Highlights on the album are:
Soil's Song
Consternation
July
All of the songs are very good, but the above are great.
Mix:
Much left to be desired. Though the mix isn't bad by any means, Bergen could have done much more. The rears generally serve to "fill out" the sound in the space, which works well in metal, but with the already very high level of production, he could have taken the extra step and been more aggressive with using the rear channels to better effect since he was already taking the time to make it 5.1. If the rears aren't in some way reinforcing what's happening in the front channels (the vast majority of the time this is exactly what's happening), it's doing scattered (too scattered IMO) echoes and reverbs with the even less occasional harmony. Most of what little movement there is from front to rear, and very little from left to right (and vice versa). This serves to "deaden" the surround effect IMO (though if he were to use the opposite stragetgy - all lateral movement and little vertical movement, the effect would essentially be stereo). We simply don't get much movement through the space, and though I can understand not wanting SS to be gimmicky (a very real hazard), he also seems to come short when using the technology he has to create something really cool.
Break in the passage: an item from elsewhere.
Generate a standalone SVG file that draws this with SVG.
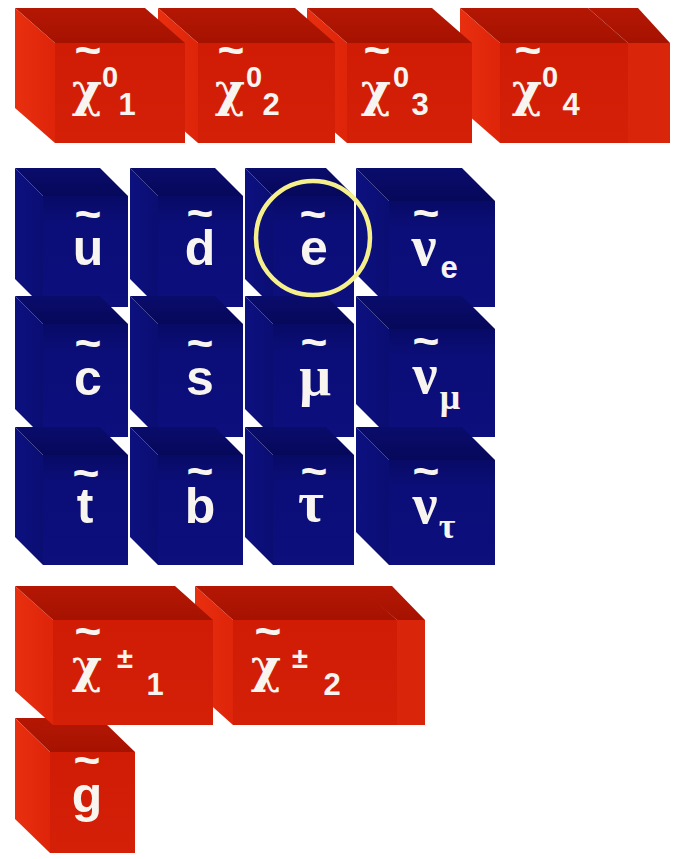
<svg xmlns="http://www.w3.org/2000/svg" width="678" height="859" viewBox="0 0 678 859">
<defs>
<linearGradient id="rTop" x1="0" y1="0" x2="0" y2="1"><stop offset="0" stop-color="#b41704"/><stop offset="1" stop-color="#a61200"/></linearGradient>
<linearGradient id="rLeft" x1="0" y1="0" x2="1" y2="0"><stop offset="0" stop-color="#e83010"/><stop offset="1" stop-color="#de2409"/></linearGradient>
<linearGradient id="rFront" x1="0" y1="0" x2="0" y2="1"><stop offset="0" stop-color="#d01c05"/><stop offset="1" stop-color="#d52008"/></linearGradient>
<linearGradient id="bTop" x1="0" y1="0" x2="0" y2="1"><stop offset="0" stop-color="#0a0c6c"/><stop offset="1" stop-color="#06085a"/></linearGradient>
<linearGradient id="bLeft" x1="0" y1="0" x2="1" y2="0"><stop offset="0" stop-color="#0d1180"/><stop offset="1" stop-color="#0a0d72"/></linearGradient>
<linearGradient id="bFront" x1="0" y1="0" x2="0" y2="1"><stop offset="0" stop-color="#080a66"/><stop offset="0.25" stop-color="#0b0e78"/><stop offset="1" stop-color="#0c0f7c"/></linearGradient>
</defs>
<style>
.rt{fill:url(#rTop)}
.rl{fill:url(#rLeft)}
.rf{fill:url(#rFront)}
.re{fill:#d92509}
.bt{fill:url(#bTop)}
.bl{fill:url(#bLeft)}
.bf{fill:url(#bFront)}
text{fill:#f8f4f0;font-weight:bold;text-anchor:middle}
.lat{font-family:"Liberation Sans",Arial,sans-serif;font-size:50px}
.grk{font-family:"Liberation Serif","DejaVu Serif",serif;font-size:56px}
.chi{font-family:"DejaVu Serif","Liberation Serif",serif;font-size:46px}
.til{font-family:"Liberation Sans",Arial,sans-serif;font-size:46px}
.sup{font-family:"Liberation Sans",Arial,sans-serif;font-size:29px}
.sub{font-family:"Liberation Sans",Arial,sans-serif;font-size:31px}
.gsub{font-family:"Liberation Serif","DejaVu Serif",serif;font-size:36px}
</style>
<rect width="678" height="859" fill="#ffffff"/>

<!-- Neutralino row -->
<g id="neutralino-end">
<polygon class="rt" points="588,8 638,8 670,43 628,43"/>
<rect class="re" x="628" y="43" width="42" height="100"/>
</g>
<g id="neutralino4">
<polygon class="rt" points="460,8 588,8 628,43 500,43"/>
<polygon class="rl" points="460,8 500,43 500,143 460,108"/>
<rect class="rf" x="500" y="43" width="128" height="100"/>
<text class="til" x="528" y="66">~</text>
<text class="chi" x="527" y="106">χ</text>
<text class="sup" x="550" y="87">0</text>
<text class="sub" x="571" y="115">4</text>
</g>
<g id="neutralino3">
<polygon class="rt" points="307,8 432,8 472,43 347,43"/>
<polygon class="rl" points="307,8 347,43 347,143 307,108"/>
<rect class="rf" x="347" y="43" width="125" height="100"/>
<text class="til" x="377" y="66">~</text>
<text class="chi" x="376" y="106">χ</text>
<text class="sup" x="401" y="87">0</text>
<text class="sub" x="420" y="115">3</text>
</g>
<g id="neutralino2">
<polygon class="rt" points="158,8 295,8 335,43 198,43"/>
<polygon class="rl" points="158,8 198,43 198,143 158,108"/>
<rect class="rf" x="198" y="43" width="137" height="100"/>
<text class="til" x="231" y="66">~</text>
<text class="chi" x="230" y="106">χ</text>
<text class="sup" x="254" y="87">0</text>
<text class="sub" x="271" y="115">2</text>
</g>
<g id="neutralino1">
<polygon class="rt" points="15,8 145,8 185,43 55,43"/>
<polygon class="rl" points="15,8 55,43 55,143 15,108"/>
<rect class="rf" x="55" y="43" width="130" height="100"/>
<text class="til" x="88" y="66">~</text>
<text class="chi" x="87" y="106">χ</text>
<text class="sup" x="110" y="87">0</text>
<text class="sub" x="127" y="115">1</text>
</g>

<!-- Sfermion grid, row 1 -->
<g id="sup-u">
<polygon class="bt" points="15,168 100,168 128,196 43,196"/>
<polygon class="bl" points="15,168 43,196 43,307 15,279"/>
<rect class="bf" x="43" y="196" width="85" height="111"/>
<text class="til" x="88" y="230">~</text>
<text class="lat" x="88" y="265">u</text>
</g>
<g id="sdown-d">
<polygon class="bt" points="130,168 215,168 243,196 158,196"/>
<polygon class="bl" points="130,168 158,196 158,307 130,279"/>
<rect class="bf" x="158" y="196" width="85" height="111"/>
<text class="til" x="200" y="229">~</text>
<text class="lat" x="200" y="265">d</text>
</g>
<g id="selectron-e">
<polygon class="bt" points="245,168 326,168 354,196 273,196"/>
<polygon class="bl" points="245,168 273,196 273,307 245,279"/>
<rect class="bf" x="273" y="196" width="81" height="111"/>
<text class="til" x="313" y="230">~</text>
<text class="lat" x="314" y="265">e</text>
</g>
<g id="sneutrino-e">
<polygon class="bt" points="356,168 462,168 495,201 389,201"/>
<polygon class="bl" points="356,168 389,201 389,307 356,274"/>
<rect class="bf" x="389" y="201" width="106" height="106"/>
<text class="til" x="426" y="229">~</text>
<text class="grk" x="424" y="265">ν</text>
<text class="sub" x="449" y="278">e</text>
</g>

<!-- row 2 -->
<g id="scharm-c">
<polygon class="bt" points="15,296 100,296 128,324 43,324"/>
<polygon class="bl" points="15,296 43,324 43,437 15,409"/>
<rect class="bf" x="43" y="324" width="85" height="113"/>
<text class="til" x="88" y="359">~</text>
<text class="lat" x="88" y="395">c</text>
</g>
<g id="sstrange-s">
<polygon class="bt" points="130,296 215,296 243,324 158,324"/>
<polygon class="bl" points="130,296 158,324 158,437 130,409"/>
<rect class="bf" x="158" y="324" width="85" height="113"/>
<text class="til" x="200" y="359">~</text>
<text class="lat" x="200" y="395">s</text>
</g>
<g id="smuon-mu">
<polygon class="bt" points="245,296 326,296 354,324 273,324"/>
<polygon class="bl" points="245,296 273,324 273,437 245,409"/>
<rect class="bf" x="273" y="324" width="81" height="113"/>
<text class="til" x="314" y="358">~</text>
<text class="grk" x="315" y="395">μ</text>
</g>
<g id="sneutrino-mu">
<polygon class="bt" points="356,296 462,296 495,329 389,329"/>
<polygon class="bl" points="356,296 389,329 389,437 356,404"/>
<rect class="bf" x="389" y="329" width="106" height="108"/>
<text class="til" x="426" y="357">~</text>
<text class="grk" x="425" y="393">ν</text>
<text class="gsub" x="450" y="409">μ</text>
</g>

<!-- row 3 -->
<g id="stop-t">
<polygon class="bt" points="15,427 100,427 128,455 43,455"/>
<polygon class="bl" points="15,427 43,455 43,565 15,537"/>
<rect class="bf" x="43" y="455" width="85" height="110"/>
<text class="til" x="86" y="489">~</text>
<text class="lat" x="85" y="523">t</text>
</g>
<g id="sbottom-b">
<polygon class="bt" points="130,427 215,427 243,455 158,455"/>
<polygon class="bl" points="130,427 158,455 158,565 130,537"/>
<rect class="bf" x="158" y="455" width="85" height="110"/>
<text class="til" x="200" y="487">~</text>
<text class="lat" x="200" y="523">b</text>
</g>
<g id="stau-tau">
<polygon class="bt" points="245,427 326,427 354,455 273,455"/>
<polygon class="bl" points="245,427 273,455 273,565 245,537"/>
<rect class="bf" x="273" y="455" width="81" height="110"/>
<text class="til" x="314" y="487">~</text>
<text class="grk" x="311" y="521">τ</text>
</g>
<g id="sneutrino-tau">
<polygon class="bt" points="356,427 462,427 495,460 389,460"/>
<polygon class="bl" points="356,427 389,460 389,565 356,532"/>
<rect class="bf" x="389" y="460" width="106" height="105"/>
<text class="til" x="426" y="487">~</text>
<text class="grk" x="425" y="523">ν</text>
<text class="gsub" x="447" y="538">τ</text>
</g>

<circle id="highlight" cx="313" cy="238" r="57" fill="none" stroke="#f5f08c" stroke-width="4.5"/>

<!-- Gluino -->
<g id="gluino">
<polygon class="rt" points="15,718 100,718 135,752 50,752"/>
<polygon class="rl" points="15,718 50,752 50,853 15,819"/>
<rect class="rf" x="50" y="752" width="85" height="101"/>
<text class="til" x="87" y="776">~</text>
<text class="lat" x="87" y="812">g</text>
</g>

<!-- Chargino row -->
<g id="chargino-end">
<polygon class="rt" points="357,586 392,586 425,620 397,620"/>
<rect class="re" x="397" y="620" width="28" height="105"/>
</g>
<g id="chargino2">
<polygon class="rt" points="195,586 359,586 397,620 233,620"/>
<polygon class="rl" points="195,586 233,620 233,725 195,691"/>
<rect class="rf" x="233" y="620" width="164" height="105"/>
<text class="til" x="268" y="647">~</text>
<text class="chi" x="266" y="682">χ</text>
<text class="sup" x="300" y="668">±</text>
<text class="sub" x="332" y="695">2</text>
</g>
<g id="chargino1">
<polygon class="rt" points="15,586 175,586 213,620 53,620"/>
<polygon class="rl" points="15,586 53,620 53,725 15,691"/>
<rect class="rf" x="53" y="620" width="160" height="105"/>
<text class="til" x="88" y="647">~</text>
<text class="chi" x="87" y="682">χ</text>
<text class="sup" x="125" y="668">±</text>
<text class="sub" x="155" y="695">1</text>
</g>
</svg>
It's certainly not a fudged effort - the SS mix is very good, and superior to the stereo mix in every respect - but it could be much more.
Fidelity:
Really fricking good. This album is superbly produced and contains a full, lush sound without killing the metal in it.
Misc:
I don't think that anyone other than those with a true DVD-A player can hear this disc as I don't think there's a DTS or DD mix. Though that doesn't hinder my own efforts, having a DTS encode would open up the mix to a much larger audience.
Overall
I give the SS version an 8. The music and production are top notch, but the lack of ingenuity in the mix brings it down, and the lack of a DTS encode means this release can only be heard by the few of us with dedicated players rather than the hundreds of millions worldwide with a regular-ol' DVD player. If surround , music is going to go anywhere at all, it won't be by making things available to the very few.